Given information:
** START **

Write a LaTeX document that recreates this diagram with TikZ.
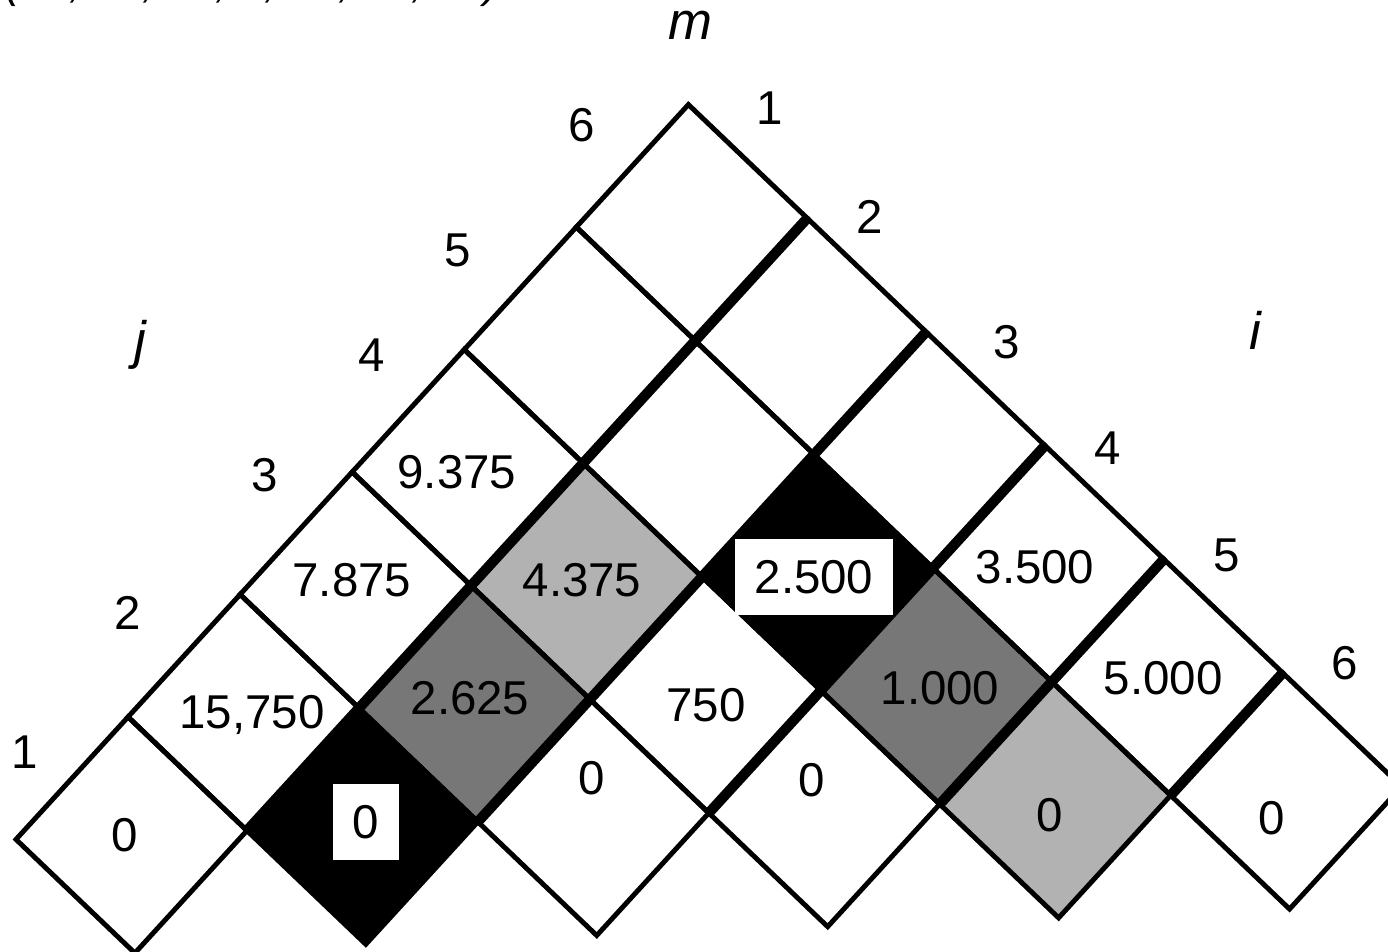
\documentclass[tikz,border=0pt]{standalone}
\usepackage{fontspec}
\setmainfont{Liberation Sans}
\usetikzlibrary{calc}
\definecolor{darkcell}{HTML}{777777}
\definecolor{lightcell}{HTML}{B2B2B2}
\tikzset{
  cellline/.style={draw=black, line width=1.4pt, line join=miter},
  bandline/.style={draw=black, line width=2.9pt},
  valuelabel/.style={font=\fontsize{13.5}{16}\selectfont, inner sep=0pt},
  boxlabel/.style={valuelabel, fill=white, inner xsep=5.6pt, minimum height=0.76cm},
  indexlabel/.style={font=\fontsize{13.5}{16}\selectfont, inner sep=0pt},
  axislabel/.style={font=\fontsize{15}{18}\selectfont\itshape, inner sep=0pt},
}
% one diamond of the table, in lattice units
\newcommand{\cellpath}[2]{(#1-1,#2-1) -- (#1-1,#2) -- (#1,#2) -- (#1,#2-1) -- cycle}

\begin{document}
\begin{tikzpicture}[x=0.01cm, y=-0.01cm]
  \useasboundingbox (0,0) rectangle (1388,951);
  % dimensions, cut off at the top
  \node[axislabel, font=\fontsize{12.5}{15}\selectfont\itshape, anchor=base west] (dims) at (5,-3) {(30, 35, 15, 5, 10, 20, 25)};

  \begin{scope}[shift={(16,839.4)}, x={(1.188cm,-1.136cm)}, y={(1.12cm,1.224cm)}]
    % shaded cells
    \foreach \i/\j/\tone in {2/2/black, 2/3/darkcell, 2/4/lightcell,
                             3/5/black, 4/5/darkcell, 5/5/lightcell}
      \fill[\tone] \cellpath{\i}{\j};
    % grid
    \foreach \i in {1,...,6}
      \foreach \j in {\i,...,6}
        \draw[cellline] \cellpath{\i}{\j};
    % borders between the i bands
    \foreach \i in {1,...,5}
      \draw[bandline] (\i,\i) -- (\i,6);
  \end{scope}

  % values
  \foreach \i/\j/\val/\px/\py in {1/1/0/125/835, 3/3/0/592/778, 4/4/0/812/780,
      5/5/0/1050/815, 6/6/0/1272/818, 1/2/{15,750}/252/715, 2/3/2.625/470/698,
      3/4/750/706/705, 4/5/1.000/940/688, 5/6/5.000/1163/678, 1/3/7.875/352/580,
      2/4/4.375/582/580, 4/6/3.500/1035/567, 1/4/9.375/457/472}
    \node[valuelabel] (m-\i-\j) at (\px,\py) {\val};
  \node[boxlabel] (m-2-2) at (366,822) {0};
  \node[boxlabel] (m-3-5) at (814,577) {2.500};

  % index numbers
  \foreach \k/\px/\py in {1/25/752, 2/128/613, 3/265/475, 4/372/355, 5/458/250, 6/582/125}
    \node[indexlabel] (j-\k) at (\px,\py) {\k};
  \foreach \k/\px/\py in {1/770/108, 2/870/217, 3/1007/342, 4/1108/448, 5/1227/555, 6/1345/663}
    \node[indexlabel] (i-\k) at (\px,\py) {\k};

  \node[axislabel] (mlabel) at (690,25) {m};
  \node[axislabel] (jlabel) at (140,345) {j};
  \node[axislabel] (ilabel) at (1255,330) {i};
\end{tikzpicture}
\end{document}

** END **

Written task:
Repeat the listing above from its first line through the line that contains "anchor=base west] (dims)", both included, and nothing more. Drop the pictures.

Problem solution:
Write a LaTeX document that recreates this diagram with TikZ.
\documentclass[tikz,border=0pt]{standalone}
\usepackage{fontspec}
\setmainfont{Liberation Sans}
\usetikzlibrary{calc}
\definecolor{darkcell}{HTML}{777777}
\definecolor{lightcell}{HTML}{B2B2B2}
\tikzset{
  cellline/.style={draw=black, line width=1.4pt, line join=miter},
  bandline/.style={draw=black, line width=2.9pt},
  valuelabel/.style={font=\fontsize{13.5}{16}\selectfont, inner sep=0pt},
  boxlabel/.style={valuelabel, fill=white, inner xsep=5.6pt, minimum height=0.76cm},
  indexlabel/.style={font=\fontsize{13.5}{16}\selectfont, inner sep=0pt},
  axislabel/.style={font=\fontsize{15}{18}\selectfont\itshape, inner sep=0pt},
}
% one diamond of the table, in lattice units
\newcommand{\cellpath}[2]{(#1-1,#2-1) -- (#1-1,#2) -- (#1,#2) -- (#1,#2-1) -- cycle}

\begin{document}
\begin{tikzpicture}[x=0.01cm, y=-0.01cm]
  \useasboundingbox (0,0) rectangle (1388,951);
  % dimensions, cut off at the top
  \node[axislabel, font=\fontsize{12.5}{15}\selectfont\itshape, anchor=base west] (dims) at (5,-3) {(30, 35, 15, 5, 10, 20, 25)};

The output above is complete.